**Data section**
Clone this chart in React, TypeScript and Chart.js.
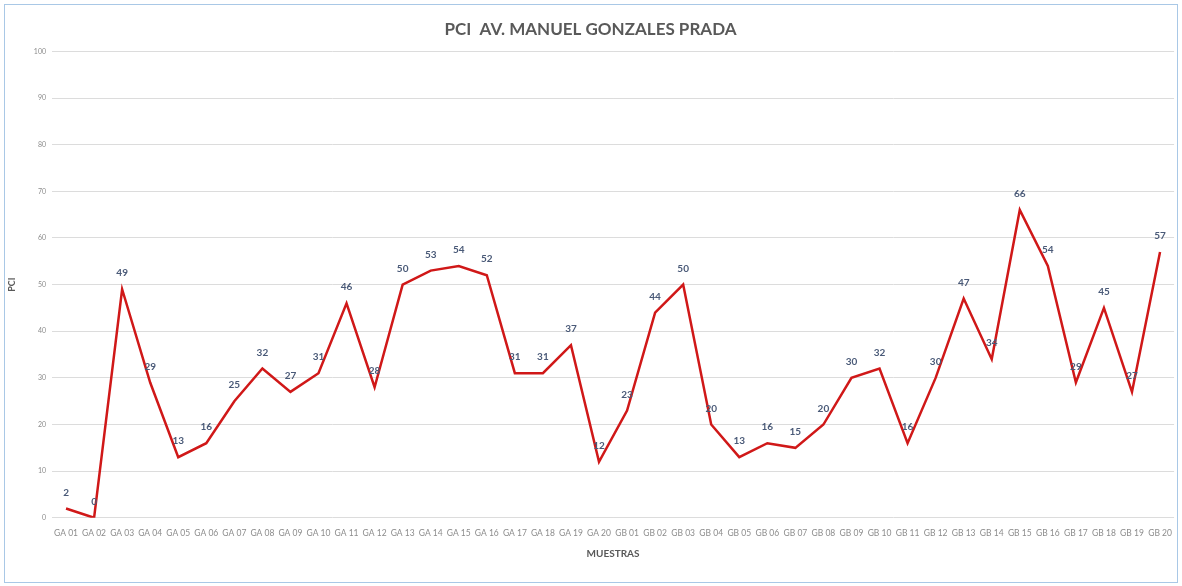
import React, { useEffect, useRef } from "react";
import { Chart, registerables } from "chart.js";

Chart.register(...registerables);

const titleText = "PCI  AV. MANUEL GONZALES PRADA";
const xTitle = "MUESTRAS";
const yTitle = "PCI";

const categories: string[] = [
  "GA 01", "GA 02", "GA 03", "GA 04", "GA 05", "GA 06", "GA 07", "GA 08", "GA 09", "GA 10",
  "GA 11", "GA 12", "GA 13", "GA 14", "GA 15", "GA 16", "GA 17", "GA 18", "GA 19", "GA 20",
  "GB 01", "GB 02", "GB 03", "GB 04", "GB 05", "GB 06", "GB 07", "GB 08", "GB 09", "GB 10",
  "GB 11", "GB 12", "GB 13", "GB 14", "GB 15", "GB 16", "GB 17", "GB 18", "GB 19", "GB 20",
];

const pciValues: number[] = [
  2, 0, 49, 29, 13, 16, 25, 32, 27, 31,
  46, 28, 50, 53, 54, 52, 31, 31, 37, 12,
  23, 44, 50, 20, 13, 16, 15, 20, 30, 32,
  16, 30, 47, 34, 66, 54, 29, 45, 27, 57,
];

const yMin = 0;
const yMax = 100;
const yStep = 10;

const FONT = "Lato, 'Open Sans', sans-serif";

const dataLabelPlugin = {
  id: "dataLabelsInline",
  afterDatasetsDraw(chart: any) {
    const ctx = chart.ctx;
    const meta = chart.getDatasetMeta(0);
    const data = chart.data.datasets[0].data as number[];
    ctx.save();
    ctx.font = `bold 10px ${FONT}`;
    ctx.fillStyle = "#4a5a78";
    ctx.textAlign = "center";
    ctx.textBaseline = "middle";
    meta.data.forEach((pt: any, i: number) => {
      ctx.fillText(String(data[i]), pt.x, pt.y - 16);
    });
    ctx.restore();
  },
};

export default function App() {
  const canvasRef = useRef<HTMLCanvasElement | null>(null);

  useEffect(() => {
    if (!canvasRef.current) return;
    const chart = new Chart(canvasRef.current, {
      type: "line",
      data: {
        labels: categories,
        datasets: [
          {
            label: "PCI",
            data: pciValues,
            borderColor: "#d01818",
            backgroundColor: "#d01818",
            borderWidth: 2.5,
            pointRadius: 0,
            tension: 0,
          },
        ],
      },
      options: {
        animation: false,
        responsive: false,
        maintainAspectRatio: false,
        layout: { padding: { left: 6, right: 7, top: 0, bottom: 22 } },
        plugins: {
          legend: { display: false },
          tooltip: { enabled: false },
          title: {
            display: true,
            text: titleText,
            color: "#595959",
            font: { family: FONT, size: 17, weight: "bold", lineHeight: 1.2 },
            padding: { top: 19, bottom: 12 },
          },
        },
        scales: {
          x: {
            offset: true,
            grid: { display: false, drawTicks: false },
            border: { display: false },
            ticks: {
              autoSkip: false,
              maxRotation: 0,
              minRotation: 0,
              padding: 10,
              color: "#8c8c8c",
              font: { family: FONT, size: 8.5, lineHeight: 1.2 },
            },
            title: {
              display: true,
              text: xTitle,
              color: "#595959",
              font: { family: FONT, size: 10, weight: "bold", lineHeight: 1.2 },
              padding: { top: 0, bottom: 4 },
            },
          },
          y: {
            min: yMin,
            max: yMax,
            grid: { color: "#dcdcdc", lineWidth: 1, drawTicks: false },
            border: { display: false },
            ticks: {
              stepSize: yStep,
              padding: 6,
              color: "#8c8c8c",
              font: { family: FONT, size: 7 },
            },
            title: {
              display: true,
              text: yTitle,
              color: "#595959",
              font: { family: FONT, size: 9, weight: "bold", lineHeight: 1.2 },
              padding: { top: 1, bottom: 0 },
            },
            afterFit(scale: any) {
              scale.width = 46;
            },
          },
        },
      },
      plugins: [dataLabelPlugin],
    } as any);
    return () => chart.destroy();
  }, []);

  return (
    <div style={{ position: "fixed", left: 0, top: 0, width: 1182, height: 586, background: "#ffffff" }}>
      <canvas ref={canvasRef} width={1182} height={586} style={{ display: "block", width: 1182, height: 586 }} />
      <div
        style={{
          position: "absolute",
          left: 4,
          top: 4,
          width: 1172,
          height: 577,
          border: "1px solid #a9c8e6",
          pointerEvents: "none",
        }}
      />
    </div>
  );
}
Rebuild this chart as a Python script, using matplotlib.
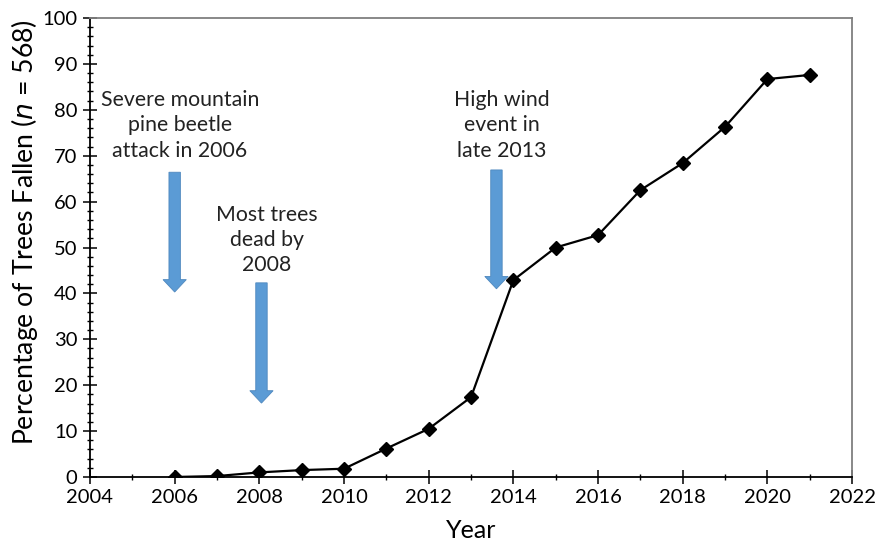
import matplotlib.pyplot as plt
from matplotlib.ticker import MultipleLocator

plt.rcParams['font.family'] = ['Lato', 'DejaVu Sans']

years = [2006, 2007, 2008, 2009, 2010, 2011, 2012, 2013,
         2014, 2015, 2016, 2017, 2018, 2019, 2020, 2021]
pct_fallen = [0.0, 0.2, 1.0, 1.5, 1.8, 6.2, 10.5, 17.4,
              42.9, 50.0, 52.7, 62.5, 68.4, 76.3, 86.7, 87.6]

# annotation text, x position, arrow top, arrow tip, text centre y
notes = ["Severe mountain\npine beetle\nattack in 2006",
         "Most trees\ndead by\n2008",
         "High wind\nevent in\nlate 2013"]
note_x = [2006.0, 2008.05, 2013.6]
arrow_top = [66.4, 42.3, 66.9]
arrow_tip = [40.3, 16.1, 41.0]
note_y = [76.6, 51.6, 76.6]

fig = plt.figure(figsize=(8.78, 5.46), dpi=100)
ax = fig.add_axes([0.1025, 0.1264, 0.868, 0.8406])

ax.plot(years, pct_fallen, color='black', linewidth=1.6,
        marker='D', markersize=7, zorder=3)

arrow_color = '#5B9BD5'
for txt, x, y0, y1, ty in zip(notes, note_x, arrow_top, arrow_tip, note_y):
    ax.arrow(x, y0, 0, y1 - y0, width=0.27, head_width=0.55, head_length=2.7,
             length_includes_head=True, facecolor=arrow_color,
             edgecolor='#4F88BE', linewidth=0.6, zorder=2)
    ax.text(x + 0.12, ty, txt, ha='center', va='center', fontsize=15.3,
            linespacing=1.32, color='#222222')

ax.set_xlim(2004, 2022)
ax.set_ylim(0, 100)
ax.xaxis.set_major_locator(MultipleLocator(2))
ax.xaxis.set_minor_locator(MultipleLocator(1))
ax.yaxis.set_major_locator(MultipleLocator(10))
ax.yaxis.set_minor_locator(MultipleLocator(2))
ax.tick_params(which='major', direction='inout', length=10, width=1.1,
               labelsize=14.5, colors='black', pad=4)
ax.tick_params(which='minor', direction='inout', length=5, width=1.0)

for side in ['left', 'bottom']:
    ax.spines[side].set_linewidth(1.3)
    ax.spines[side].set_color('black')
for side in ['top', 'right']:
    ax.spines[side].set_linewidth(1.3)
    ax.spines[side].set_color('#7f7f7f')

ax.set_xlabel("Year", fontsize=18, labelpad=9)
ax.set_ylabel("Percentage of Trees Fallen ($\\it{n}$ = 568)", fontsize=19.2)
ax.yaxis.set_label_coords(-0.065, 0.534)

fig.savefig("out.png", dpi=100)
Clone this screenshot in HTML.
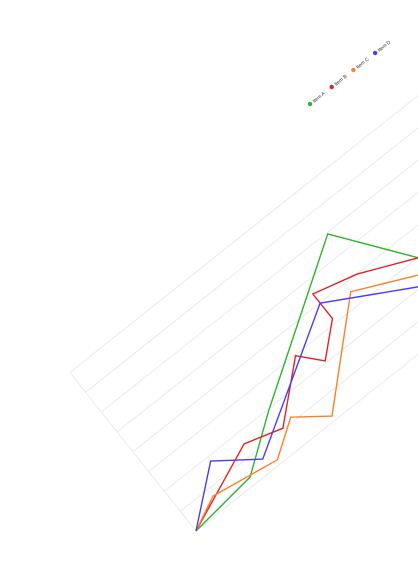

**To do**
Look over the records above and copy each line that includes the string "this".

**Written solution**
Clone this chart in React, TypeScript and Chart.js.
Rebuild this chart as a Python script, using matplotlib.
Clone this screenshot in HTML.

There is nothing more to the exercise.